À partir du IIe siècle apr. J.-C., les temples du sud de l’Inde développèrent un style architectural distinct, connu sous le nom de style dravidien, caractérisé par des vimanas (tours pyramidales) et des gopurams (portes monumentales). Les dynasties Chalukya et Pallava jouèrent un rôle clé dans l’émergence de ce style. Les Chalukya, établis dans l’actuel Karnataka (avec pour centre Badami), régnèrent sur une partie de l’Inde du Sud et centrale du VIe au VIIIe siècle, avec une seconde phase sous les Chalukya occidentaux jusqu’au XIIe siècle. Ils construisirent deux types de monuments : des grottes taillées dans la roche (comme à Badami) et des temples en pierre (comme à Aihole et Pattadakal). Les sculptures chalukyas se distinguent par des fresques et des reliefs représentant des ganas (serviteurs de Shiva), des divinités et des scènes mythologiques, souvent marquées par une créativité et un symbolisme riches. Les temples de Badami, Aihole et Pattadakal (inscrit au patrimoine mondial de l’UNESCO) illustrent l’apogée de l’art chalukya, avec des structures comme le temple Virupaksha à Pattadakal, précurseur des temples dravidiens ultérieurs.

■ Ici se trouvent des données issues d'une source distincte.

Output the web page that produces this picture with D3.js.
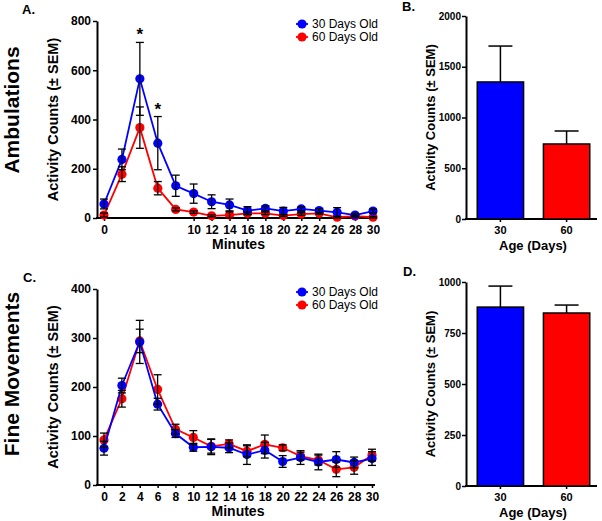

La dynastie Pallava, qui connut son apogée aux VIe et VIIe siècles avec Kanchipuram comme capitale, révolutionna l’architecture en passant de l’excavation de grottes à la construction de temples en pierre taillée. Les temples de Kanchipuram (temple Kailasanatha) et de Mamallapuram (également connu sous le nom de Mahabalipuram) illustrent le style pallava, caractérisé par des sculptures massives, une anatomie faciale simplifiée (visages allongés, lèvres épaisses, grands yeux, doubles mentons, nez larges), et des ornements moins détaillés que sous les Gupta. Les figures sculptées incluent des divinités (notamment Shiva), des soldats, des éléphants, et des scènes mythologiques.
Le temple Kailasanatha à Kanchipuram, avec ses panneaux narratifs, est un exemple emblématique de l’art pallava. À Mamallapuram, le temple du Rivage (Shore Temple), construit vers 700–728 apr. J.-C. sous Narasimhavarman II (Rajasimha), est un temple structurel en granite, dédié à Shiva et Vishnu, situé directement sur la côte de la baie du Bengale. Distinct de ce temple, le relief de la Descente du Gange (ou Arjuna’s Penance), l’un des plus grands bas-reliefs en plein air au monde (29 m x 13 m), est sculpté sur deux blocs de granite à environ 500 mètres au nord du temple du Rivage. Ce relief illustre la légende hindoue de la descente de la rivière Gange sur Terre, guidée par Bhagiratha, ou l’ascèse d’Arjuna, avec des figures de dieux, d’animaux, et d’ascètes. Le style pallava influença l’architecture du Sud-Est asiatique, comme en témoigne le temple d’Angkor Vat au Cambodge (XIIe siècle), qui intègre des éléments dravidiens, tels que la tour pyramidale et les reliefs narratifs.